An interesting thread. A few thoughts.
1. I think that what Mr Seagal does in his films should not constitute a norm for dojo practice. The situations are completely different. Of course, in a demonstration it makes tori feel good to have uke flying across the tatami, but demonstrations, like films, are not the norm for aikido practice. (I think demonstrations, like films, deserve a separate thread.)
2. I usually teach kotegaeshi as a katame waza, with an arm pin at the end (best done from a chudan tsuki). As, for example, for tanto/tachi dori. Here, there should be no question of uke having a choice whether to take a forward breakfall or do an ushiro-ukemi. If uke has such a choice, this indicates a major lack of control on the part of tori, in my opinion.
3. Yamaguchi Sensei once told me that executing kotegaeshi was like rolling up a carpet. Carpets are not usually rolled at waist height.
4. I suggest two training exercises for good kotegaeshi:
(1) A game. Tori should throw hard, but always aim to apply an arm pin. Uke should try to take ukemi and stand upright before tori can apply the pin. This exercise is very good for sharpening both tori's and uke's technique.

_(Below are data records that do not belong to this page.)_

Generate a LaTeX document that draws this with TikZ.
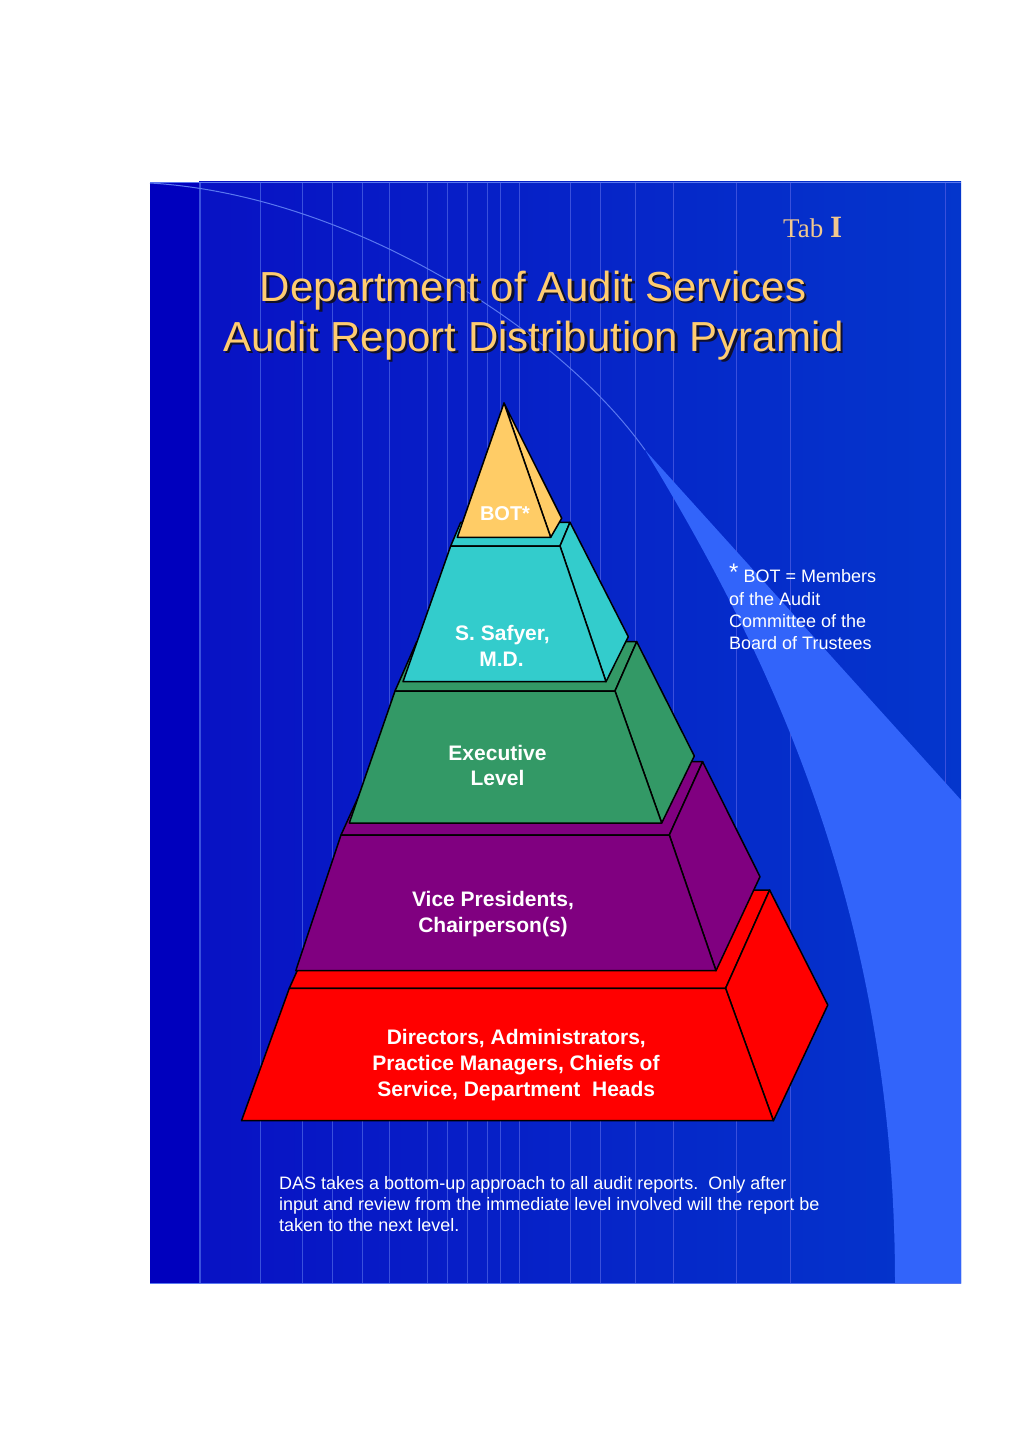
\documentclass[tikz,border=0pt]{standalone}
\usepackage{fontspec}
\setmainfont{Liberation Sans}
\newfontfamily\seriffont{Liberation Serif}
\definecolor{bgA}{HTML}{0812C4}
\definecolor{bgB}{HTML}{0436CC}
\definecolor{bgStrip}{HTML}{0000BE}
\definecolor{vl}{HTML}{3A50DC}
\definecolor{swc}{HTML}{3264FA}
\definecolor{swline}{HTML}{5A78F0}
\definecolor{titlec}{HTML}{FFCC70}
\definecolor{shadowc}{HTML}{10102C}
\definecolor{tabc}{HTML}{F2C88E}
\definecolor{orangec}{HTML}{FFCC66}
\definecolor{tealc}{HTML}{33CCCC}
\definecolor{greenc}{HTML}{339966}
\definecolor{purplec}{HTML}{800080}
\definecolor{redc}{HTML}{FF0000}
\tikzset{
  face/.style={draw=black, line width=1.5pt, line join=round},
  lbl/.style={text=white, font=\bfseries\fontsize{21}{25}\selectfont, anchor=base, inner sep=0pt},
  titletext/.style={font=\fontsize{42}{50}\selectfont, anchor=base, inner sep=0pt},
  note/.style={text=white, font=\fontsize{18}{21}\selectfont, anchor=base west, inner sep=0pt},
  vline/.style={draw=vl, line width=0.8pt}
}
\begin{document}
\begin{tikzpicture}[x=1pt,y=-1pt]
\useasboundingbox (0,0) rectangle (1024,1450);
\fill[white] (0,0) rectangle (1024,1450);
% background panel
\shade[left color=bgA, right color=bgB] (199,182) rectangle (961,1283);
\fill[bgStrip] (150,182) rectangle (199,1283);
\foreach \x in {260,302,332,362,389,427,447,467,487,500,519,570,600,635,673,736,790,945}
  \draw[vline] (\x,183) -- (\x,1283);
\draw[draw=vl, line width=2pt] (199.5,183) -- (199.5,1283);
% swoosh
\fill[swc] (645,450) -- (961,800) -- (961,1283) -- (895,1283)
  .. controls (895,900) and (760,640) .. (645,450) -- cycle;
\draw[swline, line width=1pt] (150,183) .. controls (350,195) and (560,330) .. (645,450);
\draw[swline, line width=1pt] (150,182.5) -- (961,182.5);
\draw[swline, line width=1pt] (150,1283) -- (961,1283);

% Tab I
\node[anchor=base west, inner sep=0pt, text=tabc, font=\seriffont\fontsize{27}{30}\selectfont] (tab) at (783,237) {Tab {\fontsize{31}{34}\selectfont\bfseries I}};

% title
\node[titletext, text=shadowc] (t1s) at (535.5,303.5) {Department of Audit Services};
\node[titletext, text=titlec] (t1) at (533,301) {Department of Audit Services};
\node[titletext, text=shadowc] (t2s) at (536,353.5) {Audit Report Distribution Pyramid};
\node[titletext, text=titlec] (t2) at (533.5,351) {Audit Report Distribution Pyramid};

% ---------- pyramid (bottom to top) ----------
% red
\filldraw[face, fill=redc] (289.3,988.3) -- (725.6,988.3) -- (769.6,890) -- (333.3,890) -- cycle;
\filldraw[face, fill=redc] (725.6,988.3) -- (769.6,890) -- (827.8,1005) -- (773.4,1120.7) -- cycle;
\filldraw[face, fill=redc] (289.3,988.3) -- (725.6,988.3) -- (773.4,1120.7) -- (241.5,1120.7) -- cycle;
% purple
\filldraw[face, fill=purplec] (341,835) -- (669.3,835) -- (702.6,761.7) -- (374.3,761.7) -- cycle;
\filldraw[face, fill=purplec] (669.3,835) -- (702.6,761.7) -- (760,876.7) -- (716,970.7) -- cycle;
\filldraw[face, fill=purplec] (341,835) -- (669.3,835) -- (716,970.7) -- (295.8,970.7) -- cycle;
% green
\filldraw[face, fill=greenc] (395,691) -- (615,691) -- (636.7,641.7) -- (416.7,641.7) -- cycle;
\filldraw[face, fill=greenc] (615,691) -- (636.7,641.7) -- (694.3,756) -- (661.7,823) -- cycle;
\filldraw[face, fill=greenc] (395,691) -- (615,691) -- (661.7,823) -- (349.3,823) -- cycle;
% teal
\filldraw[face, fill=tealc] (450.7,546) -- (560,546) -- (570,522.3) -- (460.7,522.3) -- cycle;
\filldraw[face, fill=tealc] (560,546) -- (570,522.3) -- (628.3,636.7) -- (606,681.7) -- cycle;
\filldraw[face, fill=tealc] (450.7,546) -- (560,546) -- (606,681.7) -- (403,681.7) -- cycle;
% orange
\filldraw[face, fill=orangec] (504,403) -- (561.7,518.3) -- (550.7,537.3) -- cycle;
\filldraw[face, fill=orangec] (504,403) -- (550.7,537.3) -- (457.3,537.3) -- cycle;

% labels
\node[lbl, font=\bfseries\fontsize{20}{24}\selectfont] (bot) at (505,520.7) {BOT*};
\node[lbl] (saf1) at (502.5,640) {S. Safyer,};
\node[lbl] (saf2) at (501.5,666) {M.D.};
\node[lbl] (exe1) at (497.5,760) {Executive};
\node[lbl] (exe2) at (497.5,785) {Level};
\node[lbl] (vp1) at (493,906.7) {Vice Presidents,};
\node[lbl] (vp2) at (493,932.7) {Chairperson(s)};
\node[lbl] (dir1) at (516.3,1044) {Directors, Administrators,};
\node[lbl] (dir2) at (516,1070.5) {Practice Managers, Chiefs of};
\node[lbl] (dir3) at (516.3,1096) {Service, Department~~Heads};

% footnote
\node[note] (fn1) at (729,582.3) {\raisebox{1.5pt}{\fontsize{24}{24}\selectfont *} BOT = Members};
\node[note] (fn2) at (729,605.6) {of the Audit};
\node[note] (fn3) at (729,627.3) {Committee of the};
\node[note] (fn4) at (729,649.3) {Board of Trustees};

% bottom text
\node[note] (p1) at (279,1189.3) {DAS takes a bottom-up approach to all audit reports.~~Only after};
\node[note] (p2) at (279,1210.7) {input and review from the immediate level involved will the report be};
\node[note] (p3) at (279,1231.9) {taken to the next level.};
\end{tikzpicture}
\end{document}
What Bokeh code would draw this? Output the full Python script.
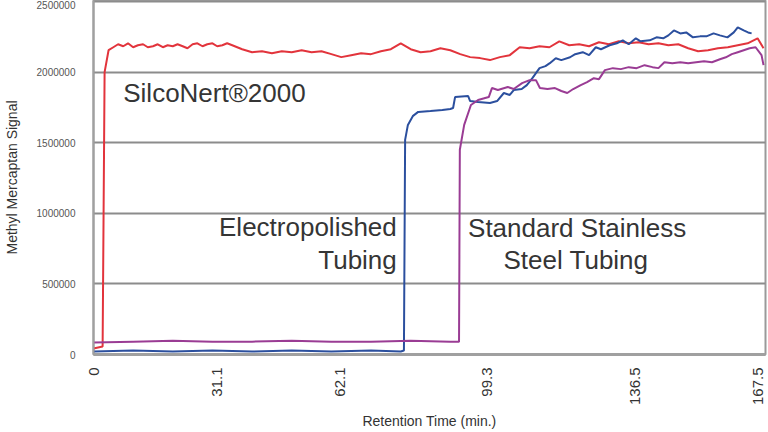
import math
from bokeh.plotting import figure
from bokeh.models import Label, FixedTicker
from bokeh.embed import file_html
from bokeh.resources import INLINE

# ---- data (retention time in min, methyl mercaptan signal) ----
silconert_time = [0, 2.3, 2.8, 3.8, 5.0, 6.2, 7.5, 8.7, 10.0, 11.2, 12.5, 13.7, 15.0, 16.2, 17.5,
                  18.7, 20.0, 21.2, 22.5, 23.7, 25.0, 26.2, 27.5, 28.7, 30.0, 31.2, 32.5, 33.7,
                  35.0, 37.5, 40.0, 42.5, 45.0, 47.5, 50.0, 52.5, 55.0, 57.5, 60.0,
                  62.5, 65.0, 67.5, 70.0, 72.5, 75.0, 77.5, 80.0, 82.5, 85.0, 87.5, 90.0, 92.5,
                  95.0, 97.5, 100.0, 102.5, 105.0, 107.5, 110.0, 112.5, 115.0, 117.5, 120.0,
                  122.5, 125.0, 127.5, 130.0, 132.5, 135.0, 137.5, 140.0, 142.5, 145.0, 147.5,
                  150.0, 152.5, 155.0, 157.5, 160.0, 162.5, 165.0, 167.5, 169.0]
silconert_signal = [42000, 56000, 2000000, 2155000, 2176000, 2197000, 2183000, 2204000, 2176000,
                    2190000, 2197000, 2176000, 2183000, 2197000, 2176000, 2190000, 2183000,
                    2197000, 2183000, 2169000, 2197000, 2204000, 2183000, 2197000, 2204000,
                    2183000, 2190000, 2204000, 2190000,
                    2162000, 2141000, 2148000, 2134000, 2148000, 2141000, 2155000, 2141000,
                    2148000, 2127000, 2106000, 2120000, 2134000, 2127000, 2148000, 2162000,
                    2204000, 2162000, 2141000, 2148000, 2169000, 2155000, 2127000, 2106000,
                    2099000, 2085000, 2106000, 2120000, 2176000, 2169000, 2183000, 2176000,
                    2218000, 2190000, 2197000, 2183000, 2211000, 2197000, 2218000, 2204000,
                    2211000, 2197000, 2204000, 2190000, 2197000, 2169000, 2148000, 2155000,
                    2169000, 2176000, 2190000, 2204000, 2239000, 2169000]

electro_time = [0, 10, 20, 30, 40, 50, 60, 70, 77.5, 78.3, 78.6, 79.3, 80.6, 81.9, 85.0, 88.0,
                90.0, 90.7, 91.2, 94.5, 95.0, 97.0, 100.0, 101.8, 103.5, 105.0, 106.0, 108.0,
                109.3, 110.7, 112.5, 114.0, 115.1, 116.6, 118.0, 120.2, 121.5, 123.4, 125.0,
                126.7, 128.0, 130.2, 132.0, 133.5, 135.0, 136.8, 138.0, 140.3, 142.0, 143.7,
                145.0, 146.4, 148.0, 149.5, 151.2, 153.0, 154.6, 156.4, 158.0, 159.9, 161.5,
                162.5, 164.0, 165.1, 166.0]
electro_signal = [21000, 28000, 21000, 28000, 21000, 28000, 21000, 28000, 21000, 28000,
                  1520000, 1626000, 1690000, 1718000, 1725000, 1732000, 1739000, 1746000,
                  1823000, 1830000, 1795000, 1788000, 1781000, 1795000, 1852000, 1838000,
                  1873000, 1880000, 1908000, 1957000, 2028000, 2042000, 2063000, 2098000,
                  2085000, 2105000, 2127000, 2141000, 2120000, 2176000, 2162000, 2190000,
                  2204000, 2225000, 2197000, 2239000, 2218000, 2225000, 2246000, 2239000,
                  2260000, 2295000, 2274000, 2281000, 2246000, 2253000, 2253000, 2274000,
                  2260000, 2246000, 2281000, 2316000, 2295000, 2281000, 2274000]

stainless_time = [0, 10, 20, 30, 40, 50, 60, 70, 80, 90, 92.2, 92.4, 93.5, 95.2, 97.0, 99.7,
                  100.5, 102.0, 104.5, 106.0, 108.1, 110.0, 111.6, 112.6, 114.5, 116.4, 118.0,
                  119.5, 121.0, 122.9, 124.5, 126.2, 127.5, 129.0, 131.0, 133.0, 135.0, 137.0,
                  139.0, 141.0, 142.5, 144.0, 146.0, 148.0, 150.0, 152.0, 154.0, 156.0, 158.0,
                  159.5, 161.0, 162.5, 164.0, 165.5, 167.0, 168.5, 169.0]
stainless_signal = [85000, 91000, 98000, 91000, 91000, 98000, 91000, 91000, 98000, 91000,
                    91000, 1450000, 1626000, 1767000, 1802000, 1823000, 1887000, 1873000,
                    1894000, 1880000, 1922000, 1943000, 1943000, 1887000, 1880000, 1887000,
                    1866000, 1852000, 1880000, 1908000, 1929000, 1957000, 1950000, 2014000,
                    2028000, 2021000, 2035000, 2028000, 2049000, 2035000, 2028000, 2070000,
                    2063000, 2070000, 2063000, 2070000, 2077000, 2070000, 2091000, 2105000,
                    2127000, 2141000, 2155000, 2169000, 2176000, 2120000, 2049000]

x_ticks = [0, 31.1, 62.1, 99.3, 136.5, 167.5]
x_tick_labels = ["0", "31.1", "62.1", "99.3", "136.5", "167.5"]
y_ticks = [0, 500000, 1000000, 1500000, 2000000, 2500000]
y_tick_labels = ["0", "500000", "1000000", "1500000", "2000000", "2500000"]

FONT = "Liberation Sans"

p = figure(width=768, height=432, x_range=(0, 169.5), y_range=(0, 2507000),
           output_backend="svg", toolbar_location=None,
           min_border_left=92, min_border_right=3, min_border_top=0, min_border_bottom=76)
p.background_fill_color = "white"
p.border_fill_color = "white"
p.outline_line_color = "#9a9a9a"
p.outline_line_width = 2

p.line(silconert_time, silconert_signal, line_color="#e2343c", line_width=2)
p.line(electro_time, electro_signal, line_color="#2b4f9e", line_width=2)
p.line(stainless_time, stainless_signal, line_color="#9a3c94", line_width=2)

# axes
p.xaxis.ticker = FixedTicker(ticks=x_ticks)
p.xaxis.major_label_overrides = {t: l for t, l in zip(x_ticks, x_tick_labels)}
p.xaxis.major_label_orientation = math.pi / 2
p.xaxis.major_label_text_font = FONT
p.xaxis.major_label_text_font_size = "15px"
p.xaxis.major_label_text_color = "#333333"
p.xaxis.major_label_standoff = 7
p.xaxis.axis_label = "Retention Time (min.)"
p.xaxis.axis_label_text_font = FONT
p.xaxis.axis_label_text_font_style = "normal"
p.xaxis.axis_label_text_font_size = "14px"
p.xaxis.axis_label_text_color = "#333333"
p.xaxis.axis_label_standoff = 5
p.xaxis.axis_line_color = "#a0a0a0"
p.xaxis.axis_line_width = 3
p.xaxis.major_tick_line_color = None
p.xaxis.minor_tick_line_color = None

p.yaxis.ticker = FixedTicker(ticks=y_ticks)
p.yaxis.major_label_overrides = {t: l for t, l in zip(y_ticks, y_tick_labels)}
p.yaxis.major_label_text_font = FONT
p.yaxis.major_label_text_font_size = "10px"
p.yaxis.major_label_text_color = "#555555"
p.yaxis.major_label_standoff = 12
p.yaxis.axis_label = "Methyl Mercaptan Signal"
p.yaxis.axis_label_text_font = FONT
p.yaxis.axis_label_text_font_style = "normal"
p.yaxis.axis_label_text_font_size = "14px"
p.yaxis.axis_label_text_color = "#333333"
p.yaxis.axis_label_standoff = 14
p.yaxis.axis_line_color = "#a0a0a0"
p.yaxis.axis_line_width = 2
p.yaxis.major_tick_line_color = None
p.yaxis.minor_tick_line_color = None

p.xgrid.grid_line_color = None
p.ygrid.grid_line_color = "#8c8c8c"
p.ygrid.grid_line_width = 2

# annotations
def add_label(x, y, text, align):
    p.add_layout(Label(x=x, y=y, text=text, text_align=align, text_baseline="alphabetic",
                       text_font=FONT, text_font_size="26px", text_color="#353535"))

add_label(7.5, 1855000, "SilcoNert®2000", "left")
add_label(76.5, 903000, "Electropolished", "right")
add_label(76.5, 671000, "Tubing", "right")
add_label(122.0, 896000, "Standard Stainless", "center")
add_label(121.7, 671000, "Steel Tubing", "center")

open("out.html", "w").write(file_html(p, INLINE))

(2) Kaeshi-waza from kotegaeshi to 3-kyo, or reverse kotegaeshi (see M. Saito, "Traditional Aikido" Vol. 4).
Finally, most of the posts in this thread have focused on the wrist. But this focus obscures several crucial points of aikido techniques. The correct order should be: (1) Move out of the line of attack; (2) Unbalance the opponent; (3) throw the opponent.
The question of what ukemi is best for uke to execute misses all of these points.